Embora fosse uma tortura, era a minha salvação. E sabe-se lá que sentido pode haver nisso, mas acreditar que eu recomeçaria mesmo que no meio dos espinhos, me daria tempo. Acredito no tempo que eu preciso para recomeçar.
“Seja forte e gentil” cantarolei em meio às lágrimas diversas vezes no banheiro. Acreditar no tempo, apesar de o tempo ser sobretudo certeiro tem sido uma tortura em dose dupla. Porém, acreditar que o passar do tempo me trará a primavera, me mantém sóbria. Pois não poucas vezes, me vi perder a sanidade. Meu corpo inteiro desmanchar. Faltar o chão debaixo dos meus pés. Ter tempestade nos meus olhos e a minha mente escurecer. Eu me vi desfalecer quase como se fosse uma telespectadora de um espetáculo dramático na primeira fila. E pior do que assistir, foi não poder fazer nada. Então esperei o tempo passar, horas, dias, semanas inerte a tudo e recomecei outra vez, de tantas outras.

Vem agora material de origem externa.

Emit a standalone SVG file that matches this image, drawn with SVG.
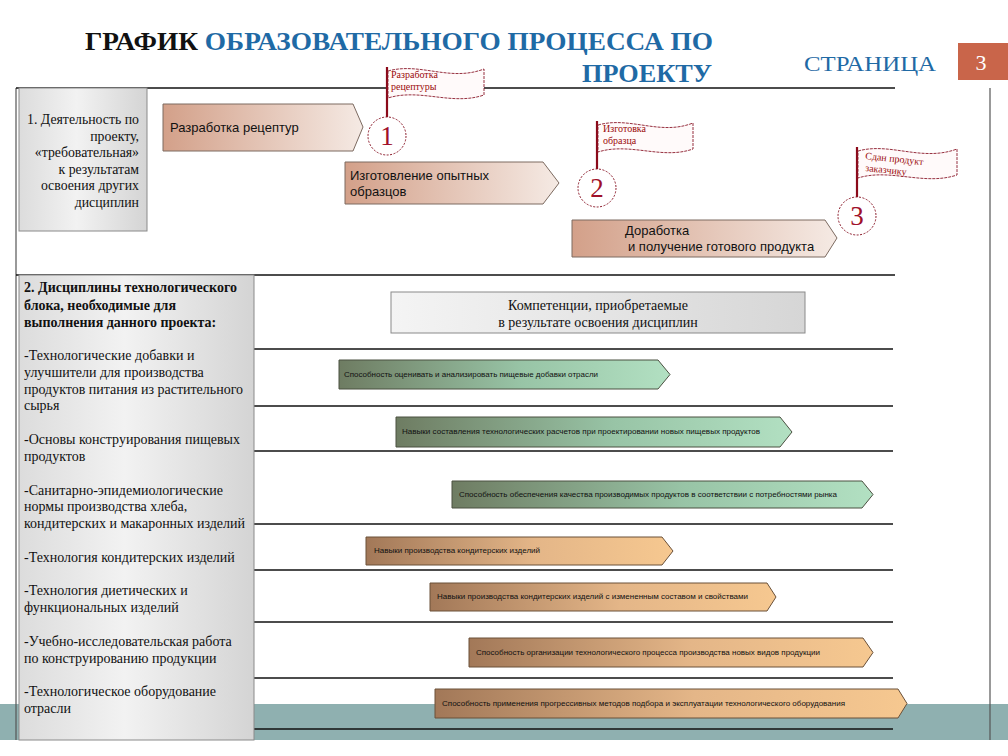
<svg xmlns="http://www.w3.org/2000/svg" width="1008" height="756" viewBox="0 0 1008 756">
<defs>
<linearGradient id="gGray" x1="0" y1="0" x2="1" y2="0">
<stop offset="0" stop-color="#dcdcdc"/><stop offset="0.45" stop-color="#f2f2f2"/><stop offset="1" stop-color="#d4d4d4"/>
</linearGradient>
<linearGradient id="gComp" x1="0" y1="0" x2="1" y2="0">
<stop offset="0" stop-color="#f4f4f4"/><stop offset="1" stop-color="#d6d6d6"/>
</linearGradient>
<linearGradient id="gTan" x1="0" y1="0" x2="1" y2="0">
<stop offset="0" stop-color="#d3a089"/><stop offset="1" stop-color="#f5eae4"/>
</linearGradient>
<linearGradient id="gGreen" x1="0" y1="0" x2="1" y2="0">
<stop offset="0" stop-color="#6e7c62"/><stop offset="0.55" stop-color="#98c4a6"/><stop offset="1" stop-color="#b2e0c2"/>
</linearGradient>
<linearGradient id="gBrown" x1="0" y1="0" x2="1" y2="0">
<stop offset="0" stop-color="#a27858"/><stop offset="0.55" stop-color="#e4b688"/><stop offset="1" stop-color="#f6c890"/>
</linearGradient>
</defs>
<style>
.frame{stroke:#555;stroke-width:1.2;fill:none}
.rule{stroke:#111;stroke-width:1.3}
.box{stroke:#8a8a8a;stroke-width:1}
.sans{font-family:"Liberation Sans","DejaVu Sans",sans-serif;fill:#111}
.ta{fill:url(#gTan);stroke:#7c6a60;stroke-width:1}
.gr{fill:url(#gGreen);stroke:#4a5040;stroke-width:1}
.br{fill:url(#gBrown);stroke:#6a5038;stroke-width:1}
.sm{font-size:8px}
.circ{fill:#fff;stroke:#8b1a2a;stroke-width:1;stroke-dasharray:2 1.5}
.num{font-family:"Liberation Serif","DejaVu Serif",serif;font-size:27px;fill:#a0102a;text-anchor:middle}
.pole{stroke:#8b0a1a;stroke-width:2.2}
.flag{fill:#fffafa;stroke:#8b1a2a;stroke-width:0.9;stroke-dasharray:3 1}
.ft{font-family:"Liberation Serif","DejaVu Serif",serif;font-size:10px;fill:#9b0a0a}
</style>
<rect width="1008" height="756" fill="#fff"/>

<g id="title" font-family="Liberation Serif, DejaVu Serif, serif" style="font-family:'Liberation Serif','DejaVu Serif',serif">
<text x="85" y="50" font-size="25" font-weight="bold" textLength="628" lengthAdjust="spacingAndGlyphs"><tspan fill="#111">ГРАФИК </tspan><tspan fill="#1f6aa5">ОБРАЗОВАТЕЛЬНОГО ПРОЦЕССА ПО</tspan></text>
<text x="582" y="82" font-size="25" font-weight="bold" fill="#1f6aa5" textLength="130" lengthAdjust="spacingAndGlyphs">ПРОЕКТУ</text>
<text x="804" y="71" font-size="22" fill="#1f6aa5" textLength="132" lengthAdjust="spacingAndGlyphs">СТРАНИЦА</text>
<rect x="958" y="43" width="50" height="37" fill="#c9654a"/>
<text x="981" y="70" font-size="22" fill="#fff" text-anchor="middle">3</text>
</g>

<g id="grid">
<rect x="0" y="704" width="1008" height="36" fill="#8fb0b0"/>
<line class="frame" x1="16" y1="88" x2="16" y2="740"/>
<line class="frame" x1="990" y1="88" x2="990" y2="740"/>
<line class="rule" x1="16" y1="88" x2="895" y2="88"/>
<line class="rule" x1="16" y1="275" x2="895" y2="275"/>
<line class="rule" x1="254" y1="349" x2="893" y2="349"/>
<line class="rule" x1="254" y1="406" x2="893" y2="406"/>
<line class="rule" x1="254" y1="451" x2="893" y2="451"/>
<line class="rule" x1="254" y1="524" x2="893" y2="524"/>
<line class="rule" x1="254" y1="570" x2="893" y2="570"/>
<line class="rule" x1="254" y1="622" x2="893" y2="622"/>
<line class="rule" x1="254" y1="678" x2="893" y2="678"/>
<line class="rule" x1="254" y1="729" x2="893" y2="729"/>
</g>

<g id="box-activity">
<rect class="box" x="19" y="88" width="128" height="143" fill="url(#gGray)"/>
<g font-family="Liberation Serif, DejaVu Serif, serif" style="font-family:'Liberation Serif','DejaVu Serif',serif" font-size="13.8" text-anchor="end" fill="#111">
<text x="139" y="124">1. Деятельность по</text>
<text x="139" y="141">проекту,</text>
<text x="139" y="157">«требовательная»</text>
<text x="139" y="174">к результатам</text>
<text x="139" y="190">освоения других</text>
<text x="139" y="207">дисциплин</text>
</g>
</g>

<g id="box-disciplines">
<rect class="box" x="19" y="275" width="235" height="465" fill="url(#gGray)"/>
<g font-family="Liberation Serif, DejaVu Serif, serif" style="font-family:'Liberation Serif','DejaVu Serif',serif" font-size="14" fill="#111">
<text x="24" y="292" font-weight="bold" textLength="213" lengthAdjust="spacingAndGlyphs">2. Дисциплины технологического</text>
<text x="24" y="310" font-weight="bold">блока, необходимые для</text>
<text x="24" y="327" font-weight="bold">выполнения данного проекта:</text>
<text x="24" y="360">-Технологические добавки и</text>
<text x="24" y="377">улучшители для производства</text>
<text x="24" y="394" textLength="219" lengthAdjust="spacingAndGlyphs">продуктов питания из растительного</text>
<text x="24" y="410">сырья</text>
<text x="24" y="444">-Основы конструирования пищевых</text>
<text x="24" y="461">продуктов</text>
<text x="24" y="495">-Санитарно-эпидемиологические</text>
<text x="24" y="511">нормы производства хлеба,</text>
<text x="24" y="528" textLength="221" lengthAdjust="spacingAndGlyphs">кондитерских и макаронных изделий</text>
<text x="24" y="562">-Технология кондитерских изделий</text>
<text x="24" y="595">-Технология диетических и</text>
<text x="24" y="612">функциональных изделий</text>
<text x="24" y="646">-Учебно-исследовательская работа</text>
<text x="24" y="663">по конструированию продукции</text>
<text x="24" y="696">-Технологическое оборудование</text>
<text x="24" y="713">отрасли</text>
</g>
</g>

<g id="step-1">
<path class="ta" d="M163,104 H353 L363,127 L353,151 H163 Z"/>
<text class="sans" x="170" y="132" font-size="13">Разработка рецептур</text>
</g>
<g id="step-2">
<path class="ta" d="M345,162 H543 L559,183 L543,204 H345 Z"/>
<text class="sans" x="350" y="180" font-size="13">Изготовление опытных</text>
<text class="sans" x="350" y="196" font-size="13">образцов</text>
</g>
<g id="step-3">
<path class="ta" d="M572,220 H825 L837,238 L825,257 H572 Z"/>
<text class="sans" x="625" y="235" font-size="13">Доработка</text>
<text class="sans" x="628" y="251" font-size="13">и получение готового продукта</text>
</g>

<g id="milestone-1">
<line class="pole" x1="387" y1="117" x2="387" y2="67"/>
<path class="flag" d="M388,71 C420,62 450,82 484,69 L484,95 C452,106 420,88 388,98 Z"/>
<text class="ft" x="391" y="78">Разработка</text>
<text class="ft" x="391" y="90">рецептуры</text>
<circle class="circ" cx="387" cy="136" r="19"/>
<text class="num" x="387" y="145">1</text>
</g>
<g id="milestone-2">
<line class="pole" x1="597" y1="169" x2="597" y2="121"/>
<path class="flag" d="M598,125 C630,116 660,136 693,123 L693,149 C662,160 630,142 598,152 Z"/>
<text class="ft" x="603" y="132">Изготовка</text>
<text class="ft" x="603" y="144">образца</text>
<circle class="circ" cx="597" cy="188" r="19"/>
<text class="num" x="597" y="197">2</text>
</g>
<g id="milestone-3">
<line class="pole" x1="857" y1="197" x2="857" y2="147"/>
<path class="flag" d="M858,151 C890,142 922,162 957,149 L957,175 C924,186 890,168 858,178 Z"/>
<text class="ft" x="865" y="159" transform="rotate(6 865 159)">Сдан продукт</text>
<text class="ft" x="865" y="171" transform="rotate(6 865 171)">заказчику</text>
<circle class="circ" cx="857" cy="216" r="19"/>
<text class="num" x="857" y="225">3</text>
</g>

<g id="competencies-header">
<rect x="391" y="292" width="414" height="41" fill="url(#gComp)" stroke="#8a8a8a" stroke-width="1"/>
<g font-family="Liberation Serif, DejaVu Serif, serif" style="font-family:'Liberation Serif','DejaVu Serif',serif" font-size="14" text-anchor="middle" fill="#111">
<text x="598" y="310">Компетенции, приобретаемые</text>
<text x="598" y="327">в результате освоения дисциплин</text>
</g>
</g>

<g id="comp-1">
<path class="gr" d="M339,360 H658 L670,374.5 L658,389 H339 Z"/>
<text class="sans sm" x="344" y="377" textLength="254" lengthAdjust="spacingAndGlyphs">Способность оценивать и анализировать пищевые добавки отрасли</text>
</g>
<g id="comp-2">
<path class="gr" d="M396,417 H780 L792,432 L780,447 H396 Z"/>
<text class="sans sm" x="402" y="434" textLength="358" lengthAdjust="spacingAndGlyphs">Навыки составления технологических расчетов при проектировании новых пищевых продуктов</text>
</g>
<g id="comp-3">
<path class="gr" d="M452,481 H862 L873,494.5 L862,508 H452 Z"/>
<text class="sans sm" x="459" y="497" textLength="378" lengthAdjust="spacingAndGlyphs">Способность обеспечения качества производимых продуктов в соответствии с потребностями рынка</text>
</g>
<g id="comp-4">
<path class="br" d="M366,537 H662 L673,551 L662,565 H366 Z"/>
<text class="sans sm" x="374" y="553" textLength="166" lengthAdjust="spacingAndGlyphs">Навыки производства кондитерских изделий</text>
</g>
<g id="comp-5">
<path class="br" d="M430,583 H767 L776,597 L767,611 H430 Z"/>
<text class="sans sm" x="437" y="599" textLength="311" lengthAdjust="spacingAndGlyphs">Навыки производства кондитерских изделий с измененным составом и свойствами</text>
</g>
<g id="comp-6">
<path class="br" d="M469,638 H863 L873,652.5 L863,667 H469 Z"/>
<text class="sans sm" x="476" y="655" textLength="344" lengthAdjust="spacingAndGlyphs">Способность организации технологического процесса производства новых видов продукции</text>
</g>
<g id="comp-7">
<path class="br" d="M435,689 H898 L907,703.5 L898,718 H435 Z"/>
<text class="sans sm" x="442" y="706" textLength="403" lengthAdjust="spacingAndGlyphs">Способность применения прогрессивных методов подбора и эксплуатации технологического оборудования</text>
</g>
</svg>
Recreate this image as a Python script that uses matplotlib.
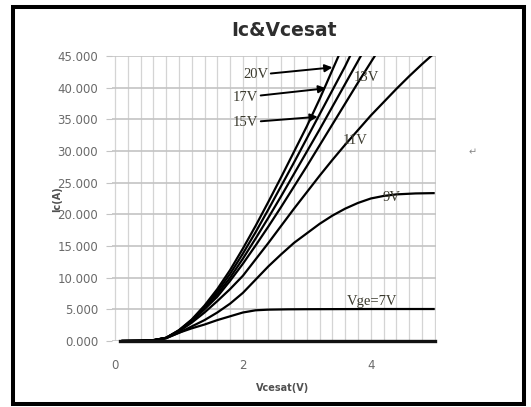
import numpy as np
import matplotlib
matplotlib.use("Agg")
import matplotlib.pyplot as plt
from matplotlib.patches import Rectangle
from matplotlib.ticker import MultipleLocator, FormatStrFormatter

# Ic vs Vcesat curves, one per gate voltage
vce_0 = [0.08, 5.0]
ic_0 = [0.0, 0.0]

vce_7 = [0.1, 0.4, 0.6, 0.8, 1.0, 1.2, 1.4, 1.6, 1.8, 2.0, 2.2, 2.4, 2.7, 3.0, 4.0, 5.0]
ic_7 = [0.0, 0.03, 0.12, 0.45, 1.3, 2.0, 2.6, 3.3, 3.9, 4.5, 4.85, 4.95, 5.0, 5.02, 5.05, 5.05]

vce_9 = [0.1, 0.4, 0.6, 0.8, 1.0, 1.2, 1.4, 1.6, 1.8, 2.0, 2.2, 2.4, 2.6, 2.8,
         3.0, 3.2, 3.4, 3.6, 3.8, 4.0, 4.2, 4.4, 4.7, 5.0]
ic_9 = [0.0, 0.03, 0.12, 0.45, 1.3, 2.3, 3.3, 4.5, 5.9, 7.6, 9.7, 11.8, 13.7, 15.5,
        17.0, 18.5, 19.8, 20.9, 21.8, 22.5, 22.9, 23.15, 23.3, 23.35]

vce_11 = [0.1, 0.4, 0.6, 0.8, 1.0, 1.2, 1.4, 1.6, 1.8, 2.0, 2.2, 2.4, 2.6, 2.8,
          3.0, 3.2, 3.4, 3.6, 3.8, 4.0, 4.2, 4.4, 4.6, 4.8, 5.0]
ic_11 = [0.0, 0.03, 0.12, 0.5, 1.5, 2.9, 4.5, 6.3, 8.2, 10.3, 12.9, 15.5, 18.2, 20.9,
         23.5, 26.1, 28.6, 31.0, 33.3, 35.6, 37.7, 39.8, 41.8, 43.7, 45.5]

vce_13 = [0.1, 0.4, 0.6, 0.8, 1.0, 1.2, 1.4, 1.6, 1.8, 2.0, 2.2, 2.4, 2.6, 2.8,
          3.0, 3.2, 3.4, 3.6, 3.8, 4.0, 4.1]
ic_13 = [0.0, 0.03, 0.12, 0.5, 1.6, 3.1, 5.0, 7.0, 9.5, 12.2, 15.1, 18.1, 21.2, 24.4,
         27.6, 30.9, 34.2, 37.5, 40.8, 44.0, 45.6]

vce_15 = [0.1, 0.4, 0.6, 0.8, 1.0, 1.2, 1.4, 1.6, 1.8, 2.0, 2.2, 2.4, 2.6, 2.8,
          3.0, 3.2, 3.4, 3.6, 3.8, 3.9]
ic_15 = [0.0, 0.03, 0.12, 0.5, 1.6, 3.2, 5.2, 7.4, 10.0, 13.0, 16.2, 19.5, 22.9, 26.4,
         29.9, 33.4, 37.0, 40.6, 44.2, 46.0]

vce_17 = [0.1, 0.4, 0.6, 0.8, 1.0, 1.2, 1.4, 1.6, 1.8, 2.0, 2.2, 2.4, 2.6, 2.8,
          3.0, 3.2, 3.4, 3.6, 3.7]
ic_17 = [0.0, 0.03, 0.12, 0.5, 1.7, 3.3, 5.4, 7.8, 10.6, 13.8, 17.2, 20.8, 24.5, 28.2,
         32.0, 35.8, 39.6, 43.4, 45.5]

vce_20 = [0.1, 0.4, 0.6, 0.8, 1.0, 1.2, 1.4, 1.6, 1.8, 2.0, 2.2, 2.4, 2.6, 2.8,
          3.0, 3.2, 3.4, 3.5]
ic_20 = [0.0, 0.03, 0.12, 0.5, 1.7, 3.4, 5.6, 8.2, 11.2, 14.6, 18.2, 22.0, 25.9, 29.9,
         33.9, 38.2, 42.8, 45.1]

y_ticks = [0, 5, 10, 15, 20, 25, 30, 35, 40, 45]
x_ticks = [0, 2, 4]

W, H = 531, 407
fig = plt.figure(figsize=(W / 100, H / 100), dpi=100)
ax = fig.add_axes([112 / W, 1 - 341 / H, 324 / W, 285 / H])

ax.set_xlim(-0.047, 5.02)
ax.set_ylim(0, 45)

ax.xaxis.set_major_locator(MultipleLocator(2))
ax.xaxis.set_minor_locator(MultipleLocator(0.2))
ax.set_xticks(x_ticks)
ax.set_yticks(y_ticks)
ax.yaxis.set_major_formatter(FormatStrFormatter("%.3f"))

ax.grid(axis="x", which="both", color="#d4d4d4", lw=0.9)
ax.grid(axis="y", which="major", color="#c4c4c4", lw=1.2)
ax.set_axisbelow(True)
for s in ax.spines.values():
    s.set_visible(False)

ax.tick_params(axis="y", length=4, color="#c4c4c4", labelsize=8.5,
               labelcolor="#6a6a6a", pad=6)
ax.tick_params(axis="x", which="both", length=0, labelsize=8.5,
               labelcolor="#6a6a6a", pad=13)

curves = [(vce_7, ic_7), (vce_9, ic_9), (vce_11, ic_11), (vce_13, ic_13),
          (vce_15, ic_15), (vce_17, ic_17), (vce_20, ic_20)]
for v, i in curves:
    ax.plot(v, i, color="black", lw=1.6, solid_capstyle="butt")
ax.plot(vce_0, ic_0, color="#111111", lw=2.4, clip_on=False)

lab = dict(family="Liberation Serif", fontsize=10.5, color="#3b3a2e")
ax.text(3.74, 41.6, "13V", va="center", **lab)
ax.text(3.56, 31.7, "11V", va="center", **lab)
ax.text(4.19, 22.7, "9V", va="center", **lab)
ax.text(3.62, 6.2, "Vge=7V", va="center", **lab)

arrow = dict(arrowstyle="-|>", color="black", lw=1.4, mutation_scale=11,
             shrinkA=0, shrinkB=0)
ax.annotate("20V", xy=(3.40, 43.2), xytext=(2.0, 42.0), va="center",
            arrowprops=arrow, **lab)
ax.annotate("17V", xy=(3.30, 39.9), xytext=(1.84, 38.5), va="center",
            arrowprops=arrow, **lab)
ax.annotate("15V", xy=(3.17, 35.4), xytext=(1.84, 34.5), va="center",
            arrowprops=arrow, **lab)

fig.text(284 / W, 1 - 30 / H, "Ic&Vcesat", ha="center", va="center",
         fontsize=13.5, fontweight="bold", color="#2e2e2e")
fig.text(283 / W, 1 - 388 / H, "Vcesat(V)", ha="center", va="center",
         fontsize=7, fontweight="bold", color="#505050")
fig.text(57 / W, 1 - 199 / H, "Ic(A)", ha="center", va="center", rotation=90,
         fontsize=7, fontweight="bold", color="#505050")
fig.text(473 / W, 1 - 152 / H, "\u21b5", ha="center", va="center",
         fontsize=7, color="#888888")

fig.patches.append(Rectangle((13 / W, 1 - 403.5 / H), 511 / W, 396.5 / H,
                             transform=fig.transFigure, fill=False,
                             edgecolor="black", lw=2.9))

fig.savefig("out.png", dpi=100)
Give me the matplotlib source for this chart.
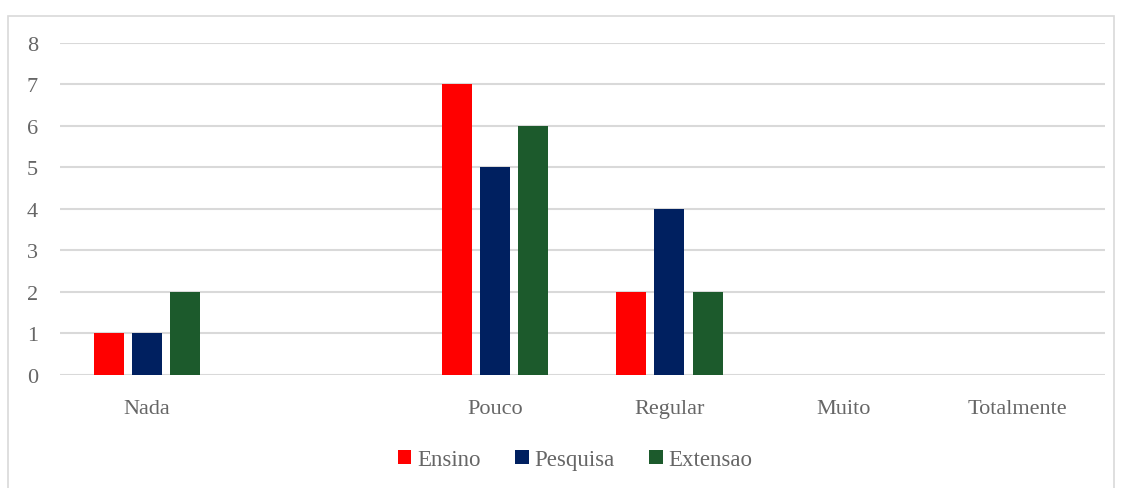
import matplotlib.pyplot as plt
import numpy as np
from matplotlib.patches import Rectangle

categorias = ["Nada", "", "Pouco", "Regular", "Muito", "Totalmente"]
ensino = [1, 0, 7, 2, 0, 0]
pesquisa = [1, 0, 5, 4, 0, 0]
extensao = [2, 0, 6, 2, 0, 0]
series = ["Ensino", "Pesquisa", "Extensao"]
cores = ["#FF0000", "#002060", "#1C5A2C"]

plt.rcParams['font.family'] = ['Liberation Serif', 'DejaVu Serif']
texto = "#666666"

fig = plt.figure(figsize=(11.21, 4.89), dpi=100)
ax = fig.add_axes([0.0535, 0.2311, 0.932, 0.679])

x = np.arange(len(categorias))
w = 0.172
passo = 0.219
for i, (vals, nome, cor) in enumerate(zip([ensino, pesquisa, extensao], series, cores)):
    ax.bar(x + (i - 1) * passo, vals, width=w, color=cor, label=nome, zorder=3)

ax.set_xlim(-0.5, len(categorias) - 0.5)
ax.set_ylim(0, 8)
ax.set_yticks(range(0, 9))
ax.set_xticks(x)
ax.set_xticklabels(categorias, fontsize=17)
ax.grid(axis='y', color='#D9D9D9', linewidth=1.5, zorder=0)
for s in ax.spines.values():
    s.set_visible(False)
ax.tick_params(length=0, labelsize=16, colors=texto)
ax.tick_params(axis='y', pad=16)
ax.tick_params(axis='x', pad=17)

leg = fig.legend(loc='center', bbox_to_anchor=(0.513, 0.058), ncol=3, frameon=False,
                 fontsize=16.5, handlelength=0.6, handleheight=0.6, handletextpad=0.25,
                 columnspacing=1.5)
for t in leg.get_texts():
    t.set_color(texto)

fig.patches.append(Rectangle((8 / 1121, -0.1), 1106 / 1121, 1 - 17 / 489 + 0.1,
                             transform=fig.transFigure, fill=False,
                             edgecolor='#D9D9D9', linewidth=1.2))

fig.savefig("out.png", dpi=100)
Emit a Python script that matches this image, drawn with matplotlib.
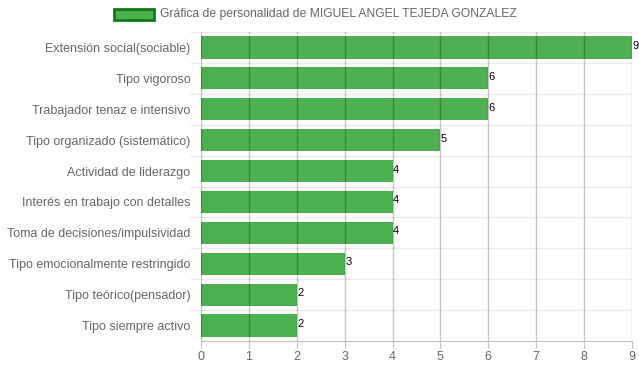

Acreditar mesmo sendo muitas vezes abstrato e complexo, me permitia recomeçar tudo outra vez. Então levanto, troco os lençóis da cama, arrumar meu armário entulhado, reorganizo os tantos papéis pela cômoda, escrivaninha e gavetas. Jogo mais da metade no lixo, tiro peças para doação, limpo tudo, faço um chá, sendo novamente em frente ao meu computador e refaço todas as planilhas. Com minha agenda e um tanto de papeis reescrevo os próximos passos, defino novas metas. Coloco em ordem de afazeres, defino detalhes, viagens, cor dos móveis, o restaurante para comemorar o recomeço. Checo as possíveis reservas, pesquiso o tal lugar dos meus sonhos de pouso, mando e-mails para escolas e universidades. Logo um sorriso sincero aparece na minha face. Sinto o frio na barriga (borboletas no estômago – como dizem) de tanta excitação. Refaço uma, dua ou três vezes, para ter certeza que não esqueci nada. E tudo faz absolutamente todo o sentido do mundo.
Acreditar fielmente na realização, me mantém sonhando apesar de tudo. Como se fosse uma peça ensaiada, sei exatamente na minha cabeça tudo o que tenho que fazer, antes, durante e até depois. Cada marcação, muito bem registrada e guardada em minha mente e coração. Sinto todas as possibilidades revigorar meu corpo. Não sinto dores, irritação, medo, fracasso ou rejeição. Sinto tudo se realizando dentro de mim. Como se estivesse a beira da plena felicidade de finalmente ter o sonho se realizando como tanto sonhei. Meu coração bate forte no peito, os olhos brilham, minha boca continua a sorrir espontânea. Tudo é enfim real. Acordo.
Sinto que não tenho muito tempo. Acreditar que o sonho será real, ainda que eu não saiba como realmente será… mesmo que eu esteja contando desesperadamente com a sorte de um dardo lançado no escuro a uma distância do alvo do qual eu não faça ideia, me mantém sobrevivendo os dias de inverno. Inconstante é bem verdade. Às vezes, mandando mensagens à estranhos que talvez me dê uma uma luz. Reenviando e-mails. Re-estabelecendo contatos. A espera do grande dia para começar de fato.
Acreditar de certo modo é isso: torcer para ainda viver o grande dia de realizar o que está queimando no peito.